This Week in Imaging: The End of ‘Razors-and-Blades?’; Sharp, Xerox Back in the PC Game
This week we came across an interesting article in The Motley Fool. Writer Timothy Green discussed HP Inc.’s new proposed business model that at the lower end would consist of: 1) higher-priced “subsidized” printers/MFPs that would accept use of third-party toner and ink supplies, and 2) lower-priced models that would only accept HP-brand ink and toner. (Number 2 is the traditional razors-and-blades business model, in which the product is sold at a loss, but profits are recovered through the sale of supplies.) At the higher end (A3 and A4), HP would continue to promote managed print services (MPS) for locking in use of HP-brand supplies.
Green wrote, however: “This plan could backfire spectacularly if HP’s competitors don’t follow suit, and instead choose to undercut it on hardware pricing. Even if the plan does work out, it seems unlikely that the lost profits from high-margin supplies sales will be fully offset by additional profits from hardware sales. “
This is true, as there’s always a chance that HP’s primary competitors in the lower end, Epson and Brother, could drastically cut model prices in order to try to undercut HP. But both have been heading out of the very low end segment of very low-priced models into the higher-priced office segment, and Epson in particular has already adopted a business model with primarily higher-priced printers/MFPs and lower-priced supplies. Canon and OKI Data are also in the lower-end segment, and there’s the possibility of course that they could cut prices to undercut HP, but Canon’s traditional focus has been on the A3 office, and OKI is more likely to continue its strategy on focusing on moving upstream into the office and on commercial models, not on very low-cost models.
In his article, Motley Fool’s Green concludes that “The most likely scenario is that the printing business becomes less profitable for HP over the long run.” This will likely be only partly true, with the long-term future for HP’s printer group likely to be a less profitable low-end printer business due to lower print volumes and poaching of supplies revenue from third parties. But this will likely be offset by gains in the A3 office segment (where supplies revenue can be locked in with MPS), and with 3D printing, label printing, graphics printing, commercial printing, and package printing.

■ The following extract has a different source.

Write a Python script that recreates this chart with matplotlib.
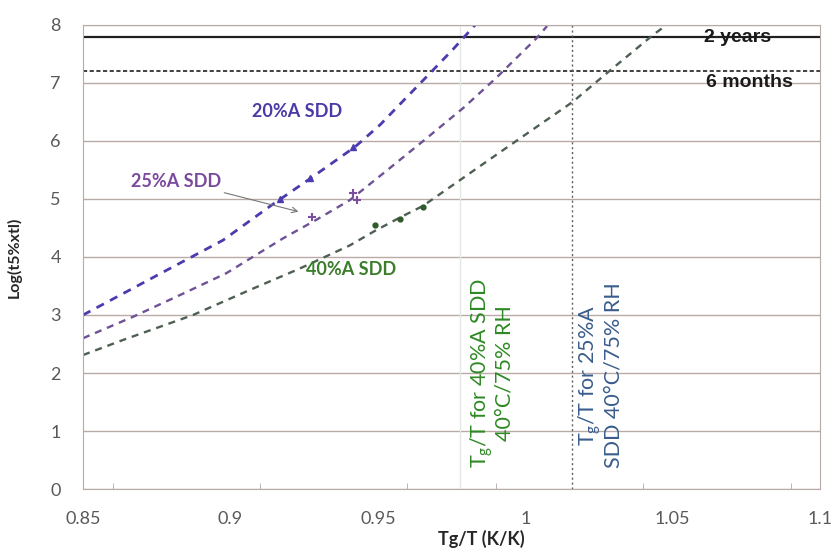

As for the razors-and-blades business model for printers – which has been hated by many users for years – it’s likely that although such low-priced models will continue to be available for some time, in general the industry is gradually shifting away from it.
Meanwhile, HP’s two-tier supplies model at the lower end – along with partner Canon’s continuing campaign against patent-infringing third-party supplies, particularly those sold on Amazon – should help HP.
Sharp Back in the PC Business
Until very recently, in the last several years, HP Inc. has been the only printer/MFP company that also sells PCs. That recently changed with Sharp getting back in the PC business by acquiring a majority interest in Toshiba’s laptop PC business earlier this year.
At its U.S. national dealer conference earlier this month, Sharp took the next step, introducing four laptop PCs for its dealers. Of course, Sharp laptop PCs, branded Dynabook, have a long way to go before they can come even close to HP’s leadership in the global PC market (HP comes in second with 21.7 percent global market share compared to Lenova’s leading 22.5 percent share, according to Gartner). Sharp is encouraging its dealers to incorporate the laptops as part of a Smart Office strategy that entails bundling everything it says is necessary for the Smart Office – which includes laptops, printers, MFPs, and conference-room displays and solutions.
There is of course another printer/MFP company that’s got back in the PC game, Xerox. Xerox expanded its partnership with HP in June, with the expansion enabling Xerox to sell HP PCs, displays, and PC accessories. But this won’t be the first time Xerox will be selling PCs. Back in 1981, it introduced the Alto personal computer, which it marketed as a system called the Xerox Star, which in turn consisted of several PC workstations, storage, and a laser printer, and which cost $100,000 (no, that’s not a typo). While Star achieved some success, it was eclipsed by Apple’s lower-cost Macintosh – which sadly – used technology copied from the Xerox Alto. Let’s hope this time Xerox has better luck.